Aproveitei minhas primeiras semanas em Aracaju para dar uma passada de olhos em alguns dos livros que definiram o meu gosto literário, aqueles da coleção Clássicos da Literatura Juvenil de que falei uns meses atrás.
Reli a “A Filha do Capitão”, de Púchkin. Foi o último livro que li da coleção.
Tentando me imaginar novamente como um menino de 8 ou 9 anos, acho que evitei aquele livro durante anos por uma só razão: o título. Não me interessavam histórias sobre filhas de quem quer que seja; quando criança você quer modelos de comportamento, e seus ídolos são sempre do sexo masculino. Eu queria ser John Wayne (mas Jerry Lewis, por algum motivo torto, era um modelo aceitável). Só fui ler o livro bem mais tarde, quando as filhas dos outros passaram a me interessar cada vez mais, e então pude ver o tempo que perdi.
Reli o livro agora, porque tinha esquecido quase tudo. Lembrava vagamente do final, mas de nada que tivesse conduzido a trama a ele.

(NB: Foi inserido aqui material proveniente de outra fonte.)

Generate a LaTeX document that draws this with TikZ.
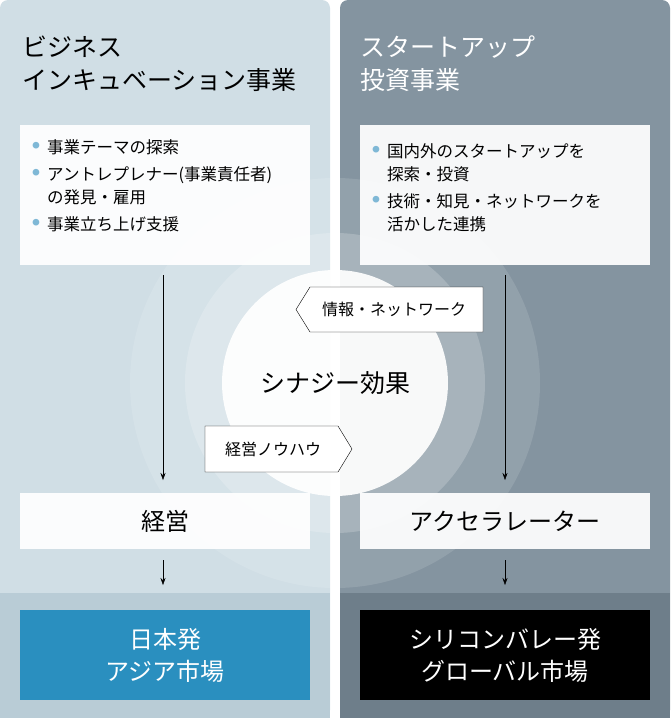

Se o que li no início da adolescência era basicamente a aventura de um rapaz em defesa da mulher que amava, hoje é para mim principalmente um grande painel da Rússia do final do século XVIII. Dá para compreender plenamente o ambiente que gerou a Revolução de 1917, a violência que parece típica da sociedade feudal russa.
Reli também “O Conde de Monte Cristo”. Esse sempre foi um favorito, relido várias e várias vezes. Se na infância a trajetória da vingança de Dantès era o principal atrativo, hoje me impressiona muito mais a crônica de alpinismo social que Dumas expõe cinicamente. É um livro mais adulto que “Os Três Mosqueteiros”, por exemplo. Outra coisa: quando criança pensava que a filha de Danglars queria simplesmente a liberdade de não casar; e no entanto seu homossexualismo era descrito claramente.
É engraçado que mesmo um livro reescrito para crianças possa oferecer tantos níveis de leitura. Talvez seja característica de uma grande obra — pode-se reescrever Shakespeare em prosa e com um vocabulário reduzido, que mesmo assim ele vai continuar oferecendo um compêndio da natureza humana que 98% dos escritores não conseguem oferecer.
Um dia eu descubro exatamente o quanto devo a esses livros.
São poucas as pessoas porém que conseguem alcançar o que hoje você percebe, a maioria lê um livro quando criança e absorve determinada mensagem, e muitas vezes ao relê-lo anos mais tarde, tem a mesam impressão que quando da primeira leitura.
Poucas são as pessoas que com o passar do anos evoluem, muitas amadurecem, mas poucas evoluem.